DATA EXTRACT:

● ● ●

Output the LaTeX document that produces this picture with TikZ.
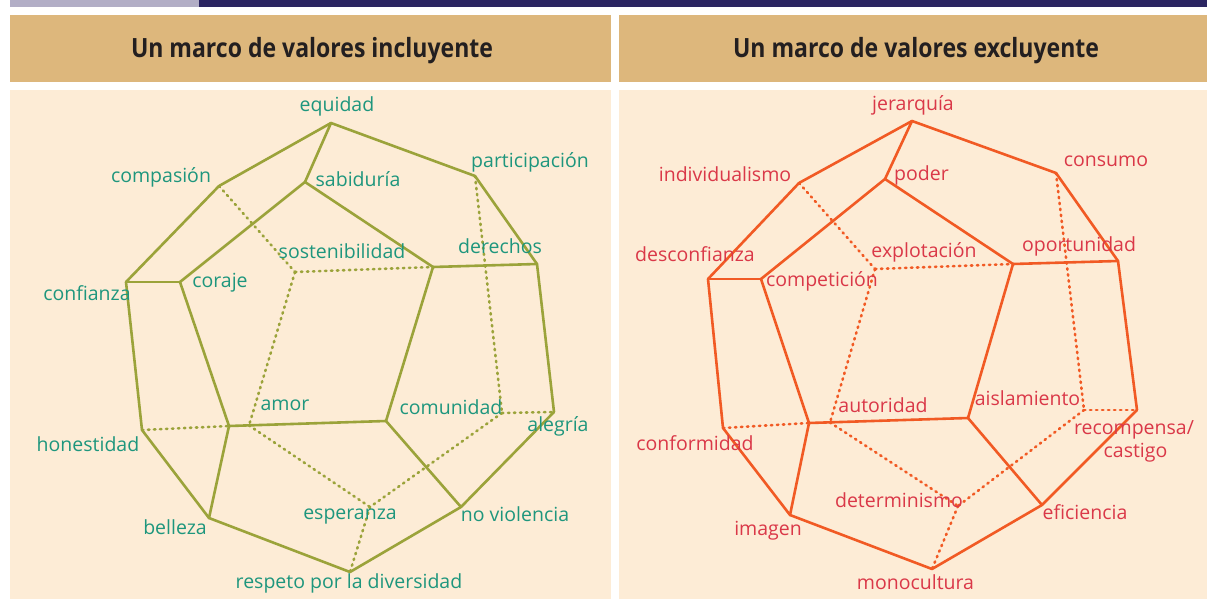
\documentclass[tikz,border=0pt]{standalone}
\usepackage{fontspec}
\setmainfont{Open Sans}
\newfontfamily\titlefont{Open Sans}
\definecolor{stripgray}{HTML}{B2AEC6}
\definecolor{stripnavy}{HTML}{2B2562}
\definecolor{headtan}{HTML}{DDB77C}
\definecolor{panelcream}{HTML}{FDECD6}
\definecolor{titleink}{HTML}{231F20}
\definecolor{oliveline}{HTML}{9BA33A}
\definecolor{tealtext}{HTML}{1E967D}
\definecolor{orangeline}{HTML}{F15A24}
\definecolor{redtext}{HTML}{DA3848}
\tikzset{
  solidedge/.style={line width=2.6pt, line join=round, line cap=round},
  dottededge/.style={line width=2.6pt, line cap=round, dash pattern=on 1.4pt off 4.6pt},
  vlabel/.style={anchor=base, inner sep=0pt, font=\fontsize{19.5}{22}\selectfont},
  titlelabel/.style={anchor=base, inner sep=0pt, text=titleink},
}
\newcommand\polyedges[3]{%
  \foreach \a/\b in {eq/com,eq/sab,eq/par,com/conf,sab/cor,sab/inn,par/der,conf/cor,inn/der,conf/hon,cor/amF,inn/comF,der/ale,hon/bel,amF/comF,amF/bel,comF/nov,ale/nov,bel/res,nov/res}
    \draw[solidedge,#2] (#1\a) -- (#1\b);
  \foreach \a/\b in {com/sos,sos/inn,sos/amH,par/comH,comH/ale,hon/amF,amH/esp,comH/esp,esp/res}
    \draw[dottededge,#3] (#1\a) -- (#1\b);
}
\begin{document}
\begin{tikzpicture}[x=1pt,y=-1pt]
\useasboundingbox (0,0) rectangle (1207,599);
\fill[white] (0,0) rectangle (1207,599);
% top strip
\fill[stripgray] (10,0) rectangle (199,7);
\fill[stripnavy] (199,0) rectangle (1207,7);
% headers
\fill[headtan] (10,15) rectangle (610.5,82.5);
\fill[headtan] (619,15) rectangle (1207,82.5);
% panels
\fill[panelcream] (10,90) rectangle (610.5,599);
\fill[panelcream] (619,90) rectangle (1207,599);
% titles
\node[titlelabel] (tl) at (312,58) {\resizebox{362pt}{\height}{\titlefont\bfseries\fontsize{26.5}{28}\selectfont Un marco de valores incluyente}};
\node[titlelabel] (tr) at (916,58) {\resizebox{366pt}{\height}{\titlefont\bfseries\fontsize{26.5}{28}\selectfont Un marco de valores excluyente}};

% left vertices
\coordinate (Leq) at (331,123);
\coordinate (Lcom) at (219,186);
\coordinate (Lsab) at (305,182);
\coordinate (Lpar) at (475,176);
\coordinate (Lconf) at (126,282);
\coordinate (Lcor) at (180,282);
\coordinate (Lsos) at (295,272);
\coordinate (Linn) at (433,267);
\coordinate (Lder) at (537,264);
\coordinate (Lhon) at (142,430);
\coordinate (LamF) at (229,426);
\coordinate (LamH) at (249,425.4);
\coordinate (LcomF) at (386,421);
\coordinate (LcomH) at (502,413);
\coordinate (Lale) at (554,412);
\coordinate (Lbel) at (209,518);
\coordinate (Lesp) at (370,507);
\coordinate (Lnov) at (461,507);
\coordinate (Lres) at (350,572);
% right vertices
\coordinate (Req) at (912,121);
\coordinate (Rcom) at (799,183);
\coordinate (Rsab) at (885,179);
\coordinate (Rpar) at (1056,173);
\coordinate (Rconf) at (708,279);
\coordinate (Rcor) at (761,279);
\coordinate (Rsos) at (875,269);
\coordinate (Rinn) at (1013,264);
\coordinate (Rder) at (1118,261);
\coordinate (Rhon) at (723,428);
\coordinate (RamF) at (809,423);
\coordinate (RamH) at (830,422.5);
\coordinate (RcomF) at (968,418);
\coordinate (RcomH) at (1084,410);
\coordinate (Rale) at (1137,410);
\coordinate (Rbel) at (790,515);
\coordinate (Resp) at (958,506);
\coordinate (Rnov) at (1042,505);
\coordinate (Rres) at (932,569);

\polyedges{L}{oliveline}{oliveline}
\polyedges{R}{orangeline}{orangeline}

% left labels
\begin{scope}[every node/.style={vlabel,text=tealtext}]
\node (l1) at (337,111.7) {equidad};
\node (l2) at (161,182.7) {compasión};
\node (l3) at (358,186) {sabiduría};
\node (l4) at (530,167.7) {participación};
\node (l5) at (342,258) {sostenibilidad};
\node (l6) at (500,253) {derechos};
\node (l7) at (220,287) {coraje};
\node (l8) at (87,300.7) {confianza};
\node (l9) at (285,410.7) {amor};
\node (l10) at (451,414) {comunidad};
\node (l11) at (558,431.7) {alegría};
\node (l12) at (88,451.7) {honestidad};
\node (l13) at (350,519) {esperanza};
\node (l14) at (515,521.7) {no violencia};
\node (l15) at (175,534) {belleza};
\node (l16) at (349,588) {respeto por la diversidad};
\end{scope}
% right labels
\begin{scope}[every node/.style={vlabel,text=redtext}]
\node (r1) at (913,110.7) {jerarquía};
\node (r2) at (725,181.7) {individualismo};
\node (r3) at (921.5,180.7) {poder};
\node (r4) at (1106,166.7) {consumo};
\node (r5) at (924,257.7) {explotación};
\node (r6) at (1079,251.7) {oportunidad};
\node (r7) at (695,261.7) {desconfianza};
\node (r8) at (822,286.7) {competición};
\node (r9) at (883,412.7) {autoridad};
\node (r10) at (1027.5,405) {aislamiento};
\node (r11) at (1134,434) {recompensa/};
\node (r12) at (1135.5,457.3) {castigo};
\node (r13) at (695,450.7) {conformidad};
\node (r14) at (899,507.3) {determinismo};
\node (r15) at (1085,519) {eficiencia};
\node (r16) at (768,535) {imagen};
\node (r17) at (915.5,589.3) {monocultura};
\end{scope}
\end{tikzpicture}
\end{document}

● ● ●

THE EXERCISE: Extract the full listing above verbatim; pictures are to be left out of the copy.

PROBLEM SOLUTION:
Output the LaTeX document that produces this picture with TikZ.
\documentclass[tikz,border=0pt]{standalone}
\usepackage{fontspec}
\setmainfont{Open Sans}
\newfontfamily\titlefont{Open Sans}
\definecolor{stripgray}{HTML}{B2AEC6}
\definecolor{stripnavy}{HTML}{2B2562}
\definecolor{headtan}{HTML}{DDB77C}
\definecolor{panelcream}{HTML}{FDECD6}
\definecolor{titleink}{HTML}{231F20}
\definecolor{oliveline}{HTML}{9BA33A}
\definecolor{tealtext}{HTML}{1E967D}
\definecolor{orangeline}{HTML}{F15A24}
\definecolor{redtext}{HTML}{DA3848}
\tikzset{
  solidedge/.style={line width=2.6pt, line join=round, line cap=round},
  dottededge/.style={line width=2.6pt, line cap=round, dash pattern=on 1.4pt off 4.6pt},
  vlabel/.style={anchor=base, inner sep=0pt, font=\fontsize{19.5}{22}\selectfont},
  titlelabel/.style={anchor=base, inner sep=0pt, text=titleink},
}
\newcommand\polyedges[3]{%
  \foreach \a/\b in {eq/com,eq/sab,eq/par,com/conf,sab/cor,sab/inn,par/der,conf/cor,inn/der,conf/hon,cor/amF,inn/comF,der/ale,hon/bel,amF/comF,amF/bel,comF/nov,ale/nov,bel/res,nov/res}
    \draw[solidedge,#2] (#1\a) -- (#1\b);
  \foreach \a/\b in {com/sos,sos/inn,sos/amH,par/comH,comH/ale,hon/amF,amH/esp,comH/esp,esp/res}
    \draw[dottededge,#3] (#1\a) -- (#1\b);
}
\begin{document}
\begin{tikzpicture}[x=1pt,y=-1pt]
\useasboundingbox (0,0) rectangle (1207,599);
\fill[white] (0,0) rectangle (1207,599);
% top strip
\fill[stripgray] (10,0) rectangle (199,7);
\fill[stripnavy] (199,0) rectangle (1207,7);
% headers
\fill[headtan] (10,15) rectangle (610.5,82.5);
\fill[headtan] (619,15) rectangle (1207,82.5);
% panels
\fill[panelcream] (10,90) rectangle (610.5,599);
\fill[panelcream] (619,90) rectangle (1207,599);
% titles
\node[titlelabel] (tl) at (312,58) {\resizebox{362pt}{\height}{\titlefont\bfseries\fontsize{26.5}{28}\selectfont Un marco de valores incluyente}};
\node[titlelabel] (tr) at (916,58) {\resizebox{366pt}{\height}{\titlefont\bfseries\fontsize{26.5}{28}\selectfont Un marco de valores excluyente}};

% left vertices
\coordinate (Leq) at (331,123);
\coordinate (Lcom) at (219,186);
\coordinate (Lsab) at (305,182);
\coordinate (Lpar) at (475,176);
\coordinate (Lconf) at (126,282);
\coordinate (Lcor) at (180,282);
\coordinate (Lsos) at (295,272);
\coordinate (Linn) at (433,267);
\coordinate (Lder) at (537,264);
\coordinate (Lhon) at (142,430);
\coordinate (LamF) at (229,426);
\coordinate (LamH) at (249,425.4);
\coordinate (LcomF) at (386,421);
\coordinate (LcomH) at (502,413);
\coordinate (Lale) at (554,412);
\coordinate (Lbel) at (209,518);
\coordinate (Lesp) at (370,507);
\coordinate (Lnov) at (461,507);
\coordinate (Lres) at (350,572);
% right vertices
\coordinate (Req) at (912,121);
\coordinate (Rcom) at (799,183);
\coordinate (Rsab) at (885,179);
\coordinate (Rpar) at (1056,173);
\coordinate (Rconf) at (708,279);
\coordinate (Rcor) at (761,279);
\coordinate (Rsos) at (875,269);
\coordinate (Rinn) at (1013,264);
\coordinate (Rder) at (1118,261);
\coordinate (Rhon) at (723,428);
\coordinate (RamF) at (809,423);
\coordinate (RamH) at (830,422.5);
\coordinate (RcomF) at (968,418);
\coordinate (RcomH) at (1084,410);
\coordinate (Rale) at (1137,410);
\coordinate (Rbel) at (790,515);
\coordinate (Resp) at (958,506);
\coordinate (Rnov) at (1042,505);
\coordinate (Rres) at (932,569);

\polyedges{L}{oliveline}{oliveline}
\polyedges{R}{orangeline}{orangeline}

% left labels
\begin{scope}[every node/.style={vlabel,text=tealtext}]
\node (l1) at (337,111.7) {equidad};
\node (l2) at (161,182.7) {compasión};
\node (l3) at (358,186) {sabiduría};
\node (l4) at (530,167.7) {participación};
\node (l5) at (342,258) {sostenibilidad};
\node (l6) at (500,253) {derechos};
\node (l7) at (220,287) {coraje};
\node (l8) at (87,300.7) {confianza};
\node (l9) at (285,410.7) {amor};
\node (l10) at (451,414) {comunidad};
\node (l11) at (558,431.7) {alegría};
\node (l12) at (88,451.7) {honestidad};
\node (l13) at (350,519) {esperanza};
\node (l14) at (515,521.7) {no violencia};
\node (l15) at (175,534) {belleza};
\node (l16) at (349,588) {respeto por la diversidad};
\end{scope}
% right labels
\begin{scope}[every node/.style={vlabel,text=redtext}]
\node (r1) at (913,110.7) {jerarquía};
\node (r2) at (725,181.7) {individualismo};
\node (r3) at (921.5,180.7) {poder};
\node (r4) at (1106,166.7) {consumo};
\node (r5) at (924,257.7) {explotación};
\node (r6) at (1079,251.7) {oportunidad};
\node (r7) at (695,261.7) {desconfianza};
\node (r8) at (822,286.7) {competición};
\node (r9) at (883,412.7) {autoridad};
\node (r10) at (1027.5,405) {aislamiento};
\node (r11) at (1134,434) {recompensa/};
\node (r12) at (1135.5,457.3) {castigo};
\node (r13) at (695,450.7) {conformidad};
\node (r14) at (899,507.3) {determinismo};
\node (r15) at (1085,519) {eficiencia};
\node (r16) at (768,535) {imagen};
\node (r17) at (915.5,589.3) {monocultura};
\end{scope}
\end{tikzpicture}
\end{document}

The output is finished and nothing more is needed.